Tuesday, January 17, 2017

A step-by-step guide to the conveyancing process.

If you are buying, selling or remortgaging a house, you will need to carry out conveyancing. However, for many homeowners this process can prove very complicated.

A conveyancing solicitor or licensed conveyancer acts on behalf of the buyer to ensure their client receives the title deeds to the property and the land it occupies. By understanding what it involves, you will save yourself several surprises along the way.

What is conveyancing?

In terms of the law, conveyancing is the transfer of legal title of property from one person to another, or the granting of an encumbrance such as a mortgage or a lien.

The process begins when an offer has been accepted on a property, and it ends once the final contracts have been signed and all money has been transferred to complete the process.

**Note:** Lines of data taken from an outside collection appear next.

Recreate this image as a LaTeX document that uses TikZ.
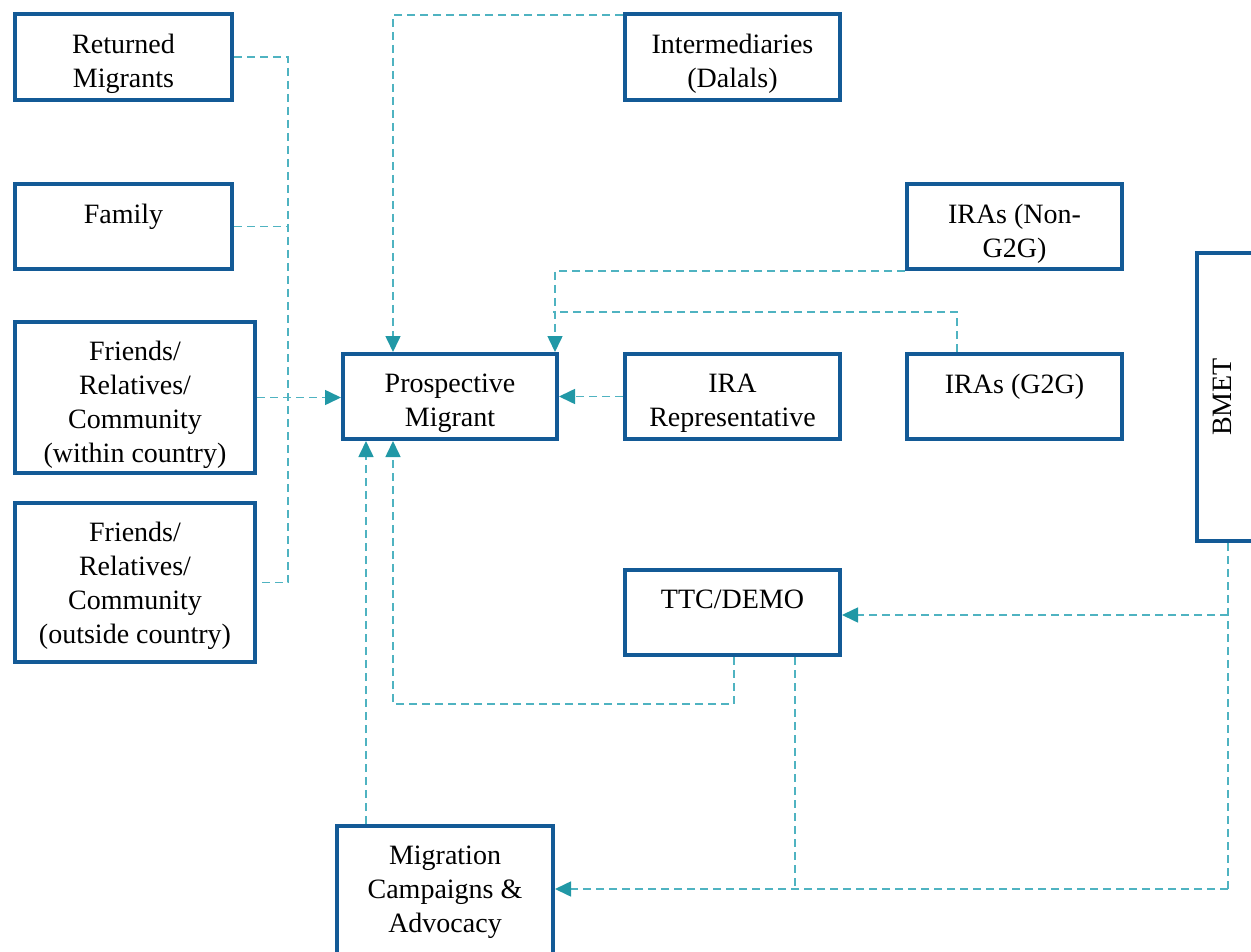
\documentclass[tikz,border=0pt]{standalone}
\usepackage{fontspec}
\setmainfont{Liberation Serif}
\usetikzlibrary{arrows.meta}
\definecolor{boxc}{HTML}{135A96}
\definecolor{linec}{HTML}{4FB3C1}
\definecolor{tipc}{HTML}{2198A6}
\begin{document}
\begin{tikzpicture}[x=1pt,y=-1pt,
 box/.style={draw=boxc, line width=4pt, rectangle, inner sep=0pt, fill=white},
 txt/.style={anchor=north, align=center, inner sep=0pt, font=\fontsize{28}{34}\selectfont},
 conn/.style={draw=linec, line width=1.6pt, dash pattern=on 8pt off 5pt},
 arr/.style={conn, -{Triangle[length=16pt,width=15pt,color=tipc]}}]
\useasboundingbox (0,0) rectangle (1251,952);

% boxes
\node[box, minimum width=217pt, minimum height=86pt] (rm) at (123.5,57) {};
\node[txt] (rmt) at ([yshift=-22pt]rm.north) {Returned\\Migrants};
\node[box, minimum width=217pt, minimum height=85pt] (fam) at (123.5,226.5) {};
\node[txt] (famt) at ([yshift=-22pt]fam.north) {Family};
\node[box, minimum width=240pt, minimum height=151pt] (fw) at (135,397.5) {};
\node[txt] (fwt) at ([yshift=-21pt]fw.north) {Friends/\\Relatives/\\Community\\(within country)};
\node[box, minimum width=240pt, minimum height=159pt] (fo) at (135,582.5) {};
\node[txt] (fot) at ([yshift=-21pt]fo.north) {Friends/\\Relatives/\\Community\\(outside country)};
\node[box, minimum width=214pt, minimum height=85pt] (pm) at (450,396.5) {};
\node[txt] (pmt) at ([yshift=-22pt]pm.north) {Prospective\\Migrant};
\node[box, minimum width=215pt, minimum height=86pt] (int) at (732.5,57) {};
\node[txt] (intt) at ([yshift=-22pt]int.north) {Intermediaries\\(Dalals)};
\node[box, minimum width=215pt, minimum height=85pt] (ng) at (1014.5,226.5) {};
\node[txt] (ngt) at ([yshift=-22pt]ng.north) {IRAs (Non-\\G2G)};
\node[box, minimum width=215pt, minimum height=85pt] (rep) at (732.5,396.5) {};
\node[txt] (rept) at ([yshift=-22pt]rep.north) {IRA\\Representative};
\node[box, minimum width=215pt, minimum height=85pt] (g2g) at (1014.5,396.5) {};
\node[txt] (g2gt) at ([yshift=-22pt]g2g.north) {IRAs (G2G)};
\node[box, minimum width=56pt, minimum height=288pt] (bm) at (1225,397) {};
\node[inner sep=0pt, rotate=90, font=\fontsize{28}{34}\selectfont] (bmt) at (1222,397) {BMET};
\node[box, minimum width=215pt, minimum height=85pt] (ttc) at (732.5,612.5) {};
\node[txt] (ttct) at ([yshift=-22pt]ttc.north) {TTC/DEMO};
\node[box, minimum width=216pt, minimum height=200pt] (mc) at (445,926) {};
\node[txt] (mct) at ([yshift=-22pt]mc.north) {Migration\\Campaigns \&\\Advocacy};

% left bus
\coordinate (bus1) at (288,57);
\coordinate (bus2) at (288,226.5);
\draw[conn] (rm.east) -- (bus1) |- (fo.east);
\draw[conn] (fam.east) -- (bus2);
\draw[arr] (fw.east) -- (fw.east -| pm.west);

% intermediaries
\coordinate (pmtop) at ([xshift=-57pt]pm.north);
\draw[arr] ([yshift=-3pt]int.north west) -| (pmtop);

% IRAs
\coordinate (pmtr) at ([xshift=-4pt]pm.north east);
\draw[arr] (ng.south west) -| (pmtr);
\coordinate (g2gup) at ([xshift=-57.5pt]g2g.north);
\coordinate (jn) at (553,312);
\draw[conn] (g2gup) |- (jn);
\draw[arr] (rep.west) -- (rep.west -| pm.east);

% TTC to PM
\coordinate (pmbot) at ([xshift=-57pt]pm.south);
\coordinate (tb) at (pmbot |- 0,704);
\draw[arr] ([xshift=1.5pt]ttc.south) |- (tb) -- (pmbot);

% campaigns to PM
\coordinate (mcu) at ([xshift=-79pt]mc.north);
\draw[arr] (mcu) -- (mcu |- pm.south);

% BMET
\coordinate (bb) at ([xshift=3pt]bm.south);
\coordinate (mcin) at ([yshift=37pt]mc.east);
\coordinate (bj) at (bb |- mcin);
\draw[conn] (bb) -- (bj);
\draw[arr] (bj) -- (mcin);
\draw[arr] (bb |- 0,615) -- (bb |- 0,615 -| ttc.east);
\coordinate (ttcb) at ([xshift=62.5pt]ttc.south);
\draw[conn] (ttcb) -- (ttcb |- mcin);
\end{tikzpicture}
\end{document}
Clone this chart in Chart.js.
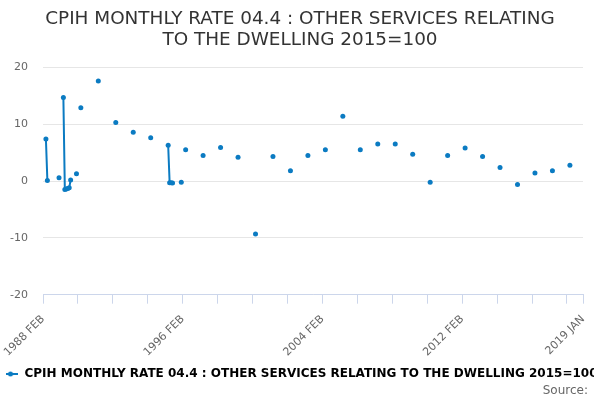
<!DOCTYPE html>
<html>
<head>
<meta charset="utf-8">
<script src="https://cdn.jsdelivr.net/npm/chart.js@4/dist/chart.umd.min.js"></script>
<style>
  html, body { margin: 0; padding: 0; background: #fff; }
  #wrap { width: 600px; height: 400px; }
</style>
</head>
<body>
<div id="wrap"><canvas id="chart" width="600" height="400"></canvas></div>
<script>
const seriesName = "CPIH MONTHLY RATE 04.4 : OTHER SERVICES RELATING TO THE DWELLING 2015=100";
const sourceText = "Source:";
const monthNames = ["JAN", "FEB", "MAR", "APR", "MAY", "JUN", "JUL", "AUG", "SEP", "OCT", "NOV", "DEC"];

const obsMonths = [
  "1988 APR", "1988 MAY", "1989 JAN", "1989 APR", "1989 MAY", "1989 JUN", "1989 JUL", "1989 AUG", "1989 SEP",
  "1990 JAN", "1990 APR", "1991 APR", "1992 APR", "1993 APR", "1994 APR",
  "1995 APR", "1995 MAY", "1995 JUN", "1995 JUL", "1996 JAN", "1996 APR",
  "1997 APR", "1998 APR", "1999 APR", "2000 APR", "2001 APR", "2002 APR", "2003 APR",
  "2004 APR", "2005 APR", "2006 APR", "2007 APR", "2008 APR", "2009 APR", "2010 APR",
  "2011 APR", "2012 APR", "2013 APR", "2014 APR", "2015 APR", "2016 APR", "2017 APR", "2018 APR"
];
const obsValues = [
  7.4, 0.1, 0.6, 14.7, -1.5, -1.4, -1.3, -1.2, 0.2,
  1.3, 12.9, 17.6, 10.3, 8.6, 7.6,
  6.3, -0.3, -0.3, -0.35, -0.2, 5.5,
  4.5, 5.9, 4.2, -9.3, 4.3, 1.8, 4.5,
  5.5, 11.4, 5.5, 6.5, 6.5, 4.7, -0.2,
  4.5, 5.8, 4.3, 2.4, -0.6, 1.4, 1.8, 2.8
];
const yTicks = [-20, -10, 0, 10, 20];

// category labels, one per month from 1988 FEB to 2019 JAN
const categories = [];
for (let y = 1988, m = 1; y < 2019 || (y === 2019 && m === 0); ) {
  categories.push(y + " " + monthNames[m]);
  m++;
  if (m === 12) { m = 0; y++; }
}
const lastIdx = categories.length - 1;

const lookup = {};
obsMonths.forEach((k, i) => { lookup[k] = obsValues[i]; });
const values = categories.map(c => (c in lookup ? lookup[c] : null));

const blue = "#0b7bc2";

// legend symbol: short line with a dot, like the original
function legendSymbol() {
  const c = document.createElement("canvas");
  c.width = 16; c.height = 8;
  const g = c.getContext("2d");
  g.strokeStyle = blue; g.lineWidth = 2;
  g.beginPath(); g.moveTo(0, 4); g.lineTo(16, 4); g.stroke();
  g.fillStyle = blue;
  g.beginPath(); g.arc(8, 4, 2.5, 0, Math.PI * 2); g.fill();
  return c;
}

// "Source:" credit in the bottom right corner
const sourceCredit = {
  id: "sourceCredit",
  afterDraw(chart) {
    const ctx = chart.ctx;
    ctx.save();
    ctx.font = "12px 'DejaVu Sans'";
    ctx.fillStyle = "#666";
    ctx.textAlign = "right";
    ctx.textBaseline = "middle";
    ctx.fillText(sourceText, chart.width - 12, chart.height - 9);
    ctx.restore();
  }
};

new Chart(document.getElementById("chart"), {
  type: "line",
  data: {
    labels: categories,
    datasets: [{
      label: seriesName,
      data: values,
      borderColor: blue,
      backgroundColor: blue,
      borderWidth: 2,
      pointRadius: 2.5,
      pointBorderWidth: 0,
      pointBackgroundColor: blue,
      spanGaps: false,
      tension: 0
    }]
  },
  plugins: [sourceCredit],
  options: {
    responsive: false,
    animation: false,
    layout: { padding: { left: 6, right: 6, top: 4, bottom: 10 } },
    plugins: {
      title: {
        display: true,
        text: ["CPIH MONTHLY RATE 04.4 : OTHER SERVICES RELATING", "TO THE DWELLING 2015=100"],
        color: "#333",
        font: { family: "'DejaVu Sans'", size: 18.4, weight: "normal", lineHeight: 1.18 },
        padding: { top: 4, bottom: 16 }
      },
      legend: {
        position: "bottom",
        labels: {
          color: "#333",
          font: { family: "'DejaVu Sans'", size: 12, weight: "bold" },
          usePointStyle: true,
          pointStyleWidth: 16,
          boxHeight: 8,
          padding: 0,
          generateLabels: chart => [{
            text: seriesName,
            pointStyle: legendSymbol(),
            fillStyle: blue,
            strokeStyle: blue,
            lineWidth: 0,
            datasetIndex: 0
          }]
        }
      },
      tooltip: { enabled: false }
    },
    scales: {
      x: {
        type: "category",
        grid: { drawOnChartArea: false, drawTicks: true, tickLength: 9, color: "#ccd6eb" },
        border: { color: "#ccd6eb" },
        afterBuildTicks: scale => {
          scale.ticks = scale.ticks.filter(t => t.value % 24 === 0 || t.value === lastIdx);
        },
        // rotated labels may hang past the plot edges; don't let them shrink it
        afterFit: scale => { scale.paddingLeft = 0; scale.paddingRight = 0; },
        ticks: {
          autoSkip: false,
          maxRotation: 45,
          minRotation: 45,
          color: "#666",
          font: { family: "'DejaVu Sans'", size: 11 },
          padding: 9,
          callback: function (v) {
            return (v % 96 === 0 || v === lastIdx) ? categories[v] : "";
          }
        }
      },
      y: {
        min: -20,
        max: 20,
        afterBuildTicks: scale => { scale.ticks = yTicks.map(v => ({ value: v })); },
        afterFit: scale => { scale.width = 37; },
        grid: { color: "#e6e6e6", drawTicks: false },
        border: { display: false },
        ticks: {
          color: "#666",
          font: { family: "'DejaVu Sans'", size: 11 },
          padding: 15
        }
      },
      // empty right-hand strip so the plot ends where the original does
      yRight: {
        position: "right",
        display: true,
        afterFit: scale => { scale.width = 11; },
        grid: { display: false },
        border: { display: false },
        ticks: { display: false }
      }
    }
  }
});
</script>
</body>
</html>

Who does the conveyancing?

A solicitor or conveyancer usually conducts the process, but it is possible – although difficult – to do it yourself, as long as you are not taking out a mortgage. Bear in mind that it is a complicated and time-consuming business, though, which could end in disaster if you fail (for example) to spot a boundary dispute.

All solicitors in England and Wales need to be registered with the Law Society and regulated by the Solicitors Regulations Authority, and conveyancers will need to be licensed and regulated by the Council for Licensed Conveyancers. Scotland and Northern Ireland have their own societies – the Law Society of Scotland and the Law Society of Northern Ireland respectively.

Why do I need conveyancing?

When you buy, sell or remortgage a property, conveyancing is needed to ensure the legal transfer of rights to the property.

What is the cost of conveyancing?

Conveyancing fees range from £250 to £1,500. The average costs will vary depending on the value of the property you wish to buy, sell or remortgage, whether is it freehold or leasehold, and whether schemes such as Right to Buy or Help to Buy are being used.

How long does the conveyancing process take?

The average conveyancing process takes between eight and 12 weeks to complete.